>> START Available data

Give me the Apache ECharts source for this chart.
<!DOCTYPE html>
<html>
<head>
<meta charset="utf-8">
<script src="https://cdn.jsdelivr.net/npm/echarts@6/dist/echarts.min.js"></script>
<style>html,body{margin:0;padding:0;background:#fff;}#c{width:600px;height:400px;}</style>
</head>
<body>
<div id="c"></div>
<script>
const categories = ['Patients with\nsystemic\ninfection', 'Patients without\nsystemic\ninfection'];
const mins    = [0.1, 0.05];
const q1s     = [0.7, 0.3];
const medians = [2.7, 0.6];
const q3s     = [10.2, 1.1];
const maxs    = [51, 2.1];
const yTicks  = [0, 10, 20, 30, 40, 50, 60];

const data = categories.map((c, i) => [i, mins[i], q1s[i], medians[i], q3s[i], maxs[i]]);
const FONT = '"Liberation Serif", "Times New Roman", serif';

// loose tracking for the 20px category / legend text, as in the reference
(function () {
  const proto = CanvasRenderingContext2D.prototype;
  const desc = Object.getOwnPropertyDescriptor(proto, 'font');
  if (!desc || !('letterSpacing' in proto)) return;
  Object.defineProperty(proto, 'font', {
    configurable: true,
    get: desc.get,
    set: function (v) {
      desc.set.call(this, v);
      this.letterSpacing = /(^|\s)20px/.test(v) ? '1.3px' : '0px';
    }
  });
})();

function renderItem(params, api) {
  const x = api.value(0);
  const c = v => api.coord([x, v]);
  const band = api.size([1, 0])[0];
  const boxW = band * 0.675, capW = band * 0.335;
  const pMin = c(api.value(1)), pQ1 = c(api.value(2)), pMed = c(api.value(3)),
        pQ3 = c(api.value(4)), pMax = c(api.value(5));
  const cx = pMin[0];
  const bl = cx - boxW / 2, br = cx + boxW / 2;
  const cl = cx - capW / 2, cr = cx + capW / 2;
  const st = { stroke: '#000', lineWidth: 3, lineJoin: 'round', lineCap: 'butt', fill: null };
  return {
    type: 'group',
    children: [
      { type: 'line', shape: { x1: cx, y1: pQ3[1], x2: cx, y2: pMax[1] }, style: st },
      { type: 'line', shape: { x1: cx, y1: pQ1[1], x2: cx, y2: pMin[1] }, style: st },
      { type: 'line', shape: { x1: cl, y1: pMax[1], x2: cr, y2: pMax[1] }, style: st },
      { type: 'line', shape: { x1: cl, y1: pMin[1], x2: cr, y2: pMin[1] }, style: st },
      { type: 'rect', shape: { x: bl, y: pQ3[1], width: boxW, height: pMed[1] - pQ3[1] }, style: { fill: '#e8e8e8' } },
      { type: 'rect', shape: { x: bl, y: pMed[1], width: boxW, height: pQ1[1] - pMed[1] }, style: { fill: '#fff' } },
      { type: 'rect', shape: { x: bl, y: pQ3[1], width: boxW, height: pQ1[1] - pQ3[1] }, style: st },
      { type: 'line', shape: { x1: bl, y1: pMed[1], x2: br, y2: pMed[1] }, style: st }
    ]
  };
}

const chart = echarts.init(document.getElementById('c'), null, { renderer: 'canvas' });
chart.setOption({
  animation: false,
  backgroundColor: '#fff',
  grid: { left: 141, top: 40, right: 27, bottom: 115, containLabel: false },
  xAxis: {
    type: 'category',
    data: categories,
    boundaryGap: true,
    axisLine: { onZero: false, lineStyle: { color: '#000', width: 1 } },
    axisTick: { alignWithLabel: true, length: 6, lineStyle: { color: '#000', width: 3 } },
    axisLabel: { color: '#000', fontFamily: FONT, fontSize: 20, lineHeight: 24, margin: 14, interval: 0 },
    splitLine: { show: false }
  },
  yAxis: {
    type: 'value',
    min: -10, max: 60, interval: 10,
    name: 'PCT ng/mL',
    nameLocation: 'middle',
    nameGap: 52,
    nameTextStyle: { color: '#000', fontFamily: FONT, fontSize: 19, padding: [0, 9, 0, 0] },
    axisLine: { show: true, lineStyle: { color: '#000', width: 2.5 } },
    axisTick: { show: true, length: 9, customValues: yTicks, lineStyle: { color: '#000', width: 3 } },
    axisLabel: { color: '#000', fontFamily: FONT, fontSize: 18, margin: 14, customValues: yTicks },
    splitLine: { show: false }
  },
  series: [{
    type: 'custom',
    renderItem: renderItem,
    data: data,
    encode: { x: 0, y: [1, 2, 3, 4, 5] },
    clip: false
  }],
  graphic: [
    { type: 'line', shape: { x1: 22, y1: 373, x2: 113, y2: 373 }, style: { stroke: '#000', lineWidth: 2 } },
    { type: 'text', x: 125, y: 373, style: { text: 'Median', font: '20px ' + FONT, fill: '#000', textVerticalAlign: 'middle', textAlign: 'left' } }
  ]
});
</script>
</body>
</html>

>> END Available data

■ Your goal: Restate the whole listing exactly.

■ Exercise output:
Give me the Apache ECharts source for this chart.
<!DOCTYPE html>
<html>
<head>
<meta charset="utf-8">
<script src="https://cdn.jsdelivr.net/npm/echarts@6/dist/echarts.min.js"></script>
<style>html,body{margin:0;padding:0;background:#fff;}#c{width:600px;height:400px;}</style>
</head>
<body>
<div id="c"></div>
<script>
const categories = ['Patients with\nsystemic\ninfection', 'Patients without\nsystemic\ninfection'];
const mins    = [0.1, 0.05];
const q1s     = [0.7, 0.3];
const medians = [2.7, 0.6];
const q3s     = [10.2, 1.1];
const maxs    = [51, 2.1];
const yTicks  = [0, 10, 20, 30, 40, 50, 60];

const data = categories.map((c, i) => [i, mins[i], q1s[i], medians[i], q3s[i], maxs[i]]);
const FONT = '"Liberation Serif", "Times New Roman", serif';

// loose tracking for the 20px category / legend text, as in the reference
(function () {
  const proto = CanvasRenderingContext2D.prototype;
  const desc = Object.getOwnPropertyDescriptor(proto, 'font');
  if (!desc || !('letterSpacing' in proto)) return;
  Object.defineProperty(proto, 'font', {
    configurable: true,
    get: desc.get,
    set: function (v) {
      desc.set.call(this, v);
      this.letterSpacing = /(^|\s)20px/.test(v) ? '1.3px' : '0px';
    }
  });
})();

function renderItem(params, api) {
  const x = api.value(0);
  const c = v => api.coord([x, v]);
  const band = api.size([1, 0])[0];
  const boxW = band * 0.675, capW = band * 0.335;
  const pMin = c(api.value(1)), pQ1 = c(api.value(2)), pMed = c(api.value(3)),
        pQ3 = c(api.value(4)), pMax = c(api.value(5));
  const cx = pMin[0];
  const bl = cx - boxW / 2, br = cx + boxW / 2;
  const cl = cx - capW / 2, cr = cx + capW / 2;
  const st = { stroke: '#000', lineWidth: 3, lineJoin: 'round', lineCap: 'butt', fill: null };
  return {
    type: 'group',
    children: [
      { type: 'line', shape: { x1: cx, y1: pQ3[1], x2: cx, y2: pMax[1] }, style: st },
      { type: 'line', shape: { x1: cx, y1: pQ1[1], x2: cx, y2: pMin[1] }, style: st },
      { type: 'line', shape: { x1: cl, y1: pMax[1], x2: cr, y2: pMax[1] }, style: st },
      { type: 'line', shape: { x1: cl, y1: pMin[1], x2: cr, y2: pMin[1] }, style: st },
      { type: 'rect', shape: { x: bl, y: pQ3[1], width: boxW, height: pMed[1] - pQ3[1] }, style: { fill: '#e8e8e8' } },
      { type: 'rect', shape: { x: bl, y: pMed[1], width: boxW, height: pQ1[1] - pMed[1] }, style: { fill: '#fff' } },
      { type: 'rect', shape: { x: bl, y: pQ3[1], width: boxW, height: pQ1[1] - pQ3[1] }, style: st },
      { type: 'line', shape: { x1: bl, y1: pMed[1], x2: br, y2: pMed[1] }, style: st }
    ]
  };
}

const chart = echarts.init(document.getElementById('c'), null, { renderer: 'canvas' });
chart.setOption({
  animation: false,
  backgroundColor: '#fff',
  grid: { left: 141, top: 40, right: 27, bottom: 115, containLabel: false },
  xAxis: {
    type: 'category',
    data: categories,
    boundaryGap: true,
    axisLine: { onZero: false, lineStyle: { color: '#000', width: 1 } },
    axisTick: { alignWithLabel: true, length: 6, lineStyle: { color: '#000', width: 3 } },
    axisLabel: { color: '#000', fontFamily: FONT, fontSize: 20, lineHeight: 24, margin: 14, interval: 0 },
    splitLine: { show: false }
  },
  yAxis: {
    type: 'value',
    min: -10, max: 60, interval: 10,
    name: 'PCT ng/mL',
    nameLocation: 'middle',
    nameGap: 52,
    nameTextStyle: { color: '#000', fontFamily: FONT, fontSize: 19, padding: [0, 9, 0, 0] },
    axisLine: { show: true, lineStyle: { color: '#000', width: 2.5 } },
    axisTick: { show: true, length: 9, customValues: yTicks, lineStyle: { color: '#000', width: 3 } },
    axisLabel: { color: '#000', fontFamily: FONT, fontSize: 18, margin: 14, customValues: yTicks },
    splitLine: { show: false }
  },
  series: [{
    type: 'custom',
    renderItem: renderItem,
    data: data,
    encode: { x: 0, y: [1, 2, 3, 4, 5] },
    clip: false
  }],
  graphic: [
    { type: 'line', shape: { x1: 22, y1: 373, x2: 113, y2: 373 }, style: { stroke: '#000', lineWidth: 2 } },
    { type: 'text', x: 125, y: 373, style: { text: 'Median', font: '20px ' + FONT, fill: '#000', textVerticalAlign: 'middle', textAlign: 'left' } }
  ]
});
</script>
</body>
</html>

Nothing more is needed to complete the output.